Antisipasi pasca Lebaran
Oleh karena itu, dia meyakini, volume penjualan CPIN mampu naik pada kuartal-kuartal selanjutnya. "Terutama kuartal II seiring dengan adanya momentum Lebaran. Kami juga menyoroti penjualan ritel makanan yang lebih baik di kuartal ini," tulisnya dalam risetnya, 2 Mei 2018.
Adeline sepakat, volume penjualan CPIN seharusnya bisa membaik di kuartal selanjutnya. Apalagi penurunan volume penjualan ayam broiler sekitar 0,7% sepanjang Januari-Maret lalu disebabkan pemilihan peternak independen yang lebih selektif untuk plasma broiler.

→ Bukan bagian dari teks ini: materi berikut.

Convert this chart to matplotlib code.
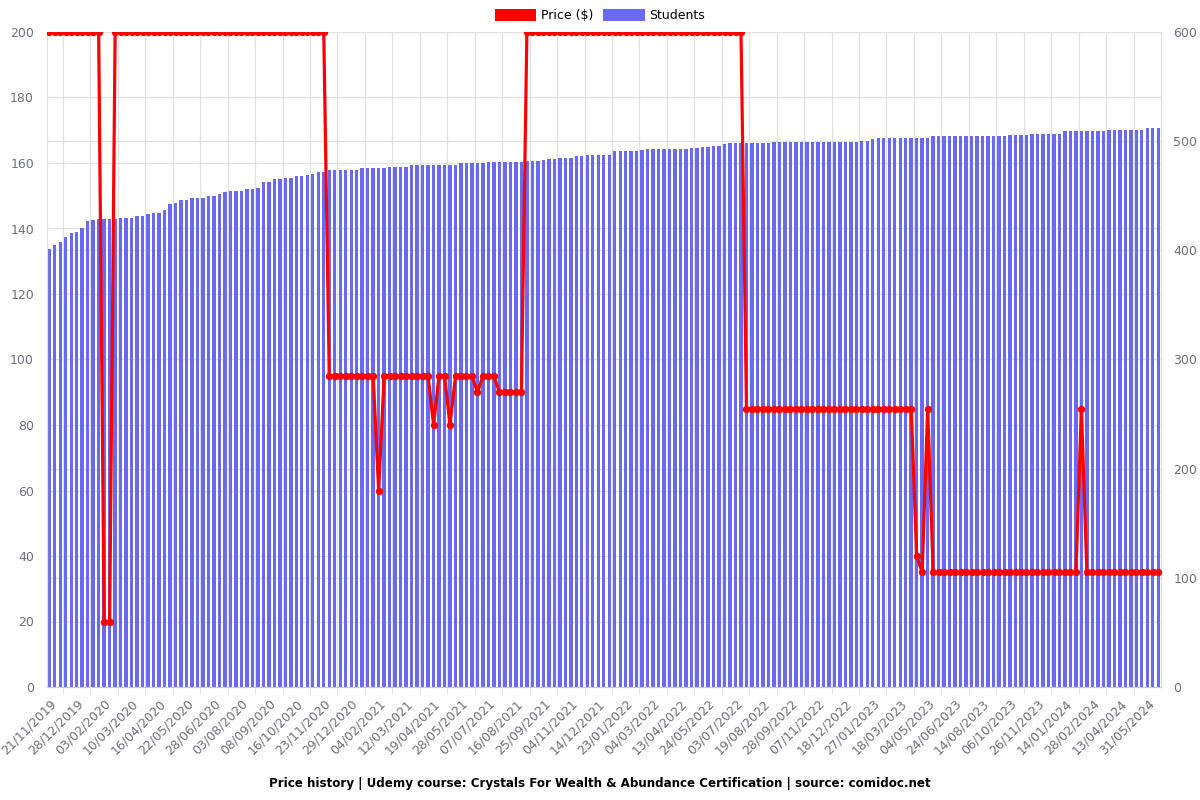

Hal tersebut menyebabkan, jumlah peternak independen yang mengembangbiakkan ayam menjadi lebih sedikit. "Tapi, di kuartal II, jumlah rekan peternak independen akan kembali normal, bahkan lebih ekspansif. Jadi, harusnya volume penjualan juga bisa bertambah," katanya.
Namun, Adeline menilai, kinerja CPIN hingga akhir tahun masih dibayangi sejumlah risiko. Pertama, harga kedelai yang masih dalam tren bullish secara global. Di kuartal I-2018, harga kedelai sudah naik 4,7% yoy. Seperti yang diketahui, bungkil dari kedelai biasanya dicampur dengan jagung untuk menjadi bahan baku pakan ternak.
Kedua, kinerja CPIN juga berpotensi tertekan oleh kondisi rupiah yang masih terdepresiasi. "Dampaknya mungkin belum kelihatan sekarang, tapi nanti di kuartal III," ujar Adeline. Tingginya harga bahan baku dan melemahnya nilai tukar rupiah berpotensi mengerek COGS yang ujungnya menggerus pertumbuhan margin laba ke depan.
Selain itu, harga jual ayam di pasar pasca lebaran juga masih perlu dipantau. Pasalnya, pada periode tersebut harga akan kembali turun. Jika bersamaan dengan itu CPIN belum mampu meningkatkan volume penjualan, kinerja CPIN di kuartal III berpotensi merosot tajam.
Adeline memproyeksi, pendapatan CPIN di akhir tahun bisa tumbuh 6% menjadi Rp 52,33 triliun. Sementara, laba bersih diprediksi naik pesat 60% menjadi Rp 3,99 triliun.
Mengantisipasi risiko yang masih berpotensi menghambat kinerja, ia memilih menahan rekomendasinya pada posisi hold dengan target harga Rp 4.000 per saham. "Potensi upside memang masih ada, yaitu 14%. Tapi, amannya lihat dulu gejolak harga pasca lebaran nanti," tuturnya.
Sebaliknya, Marlena cukup yakin potensi upside harga saham CPIN sehingga ia memilih memberi menyarankan beli dengan target harga Rp 4.300 per saham.
Adapun, analis BCA Sekuritas Johanes Prasetia mengubah rekomendasinya dari hold menjadi beli, serta menaikkan target dari Rp 3.100 jadi Rp 4.100 per saham.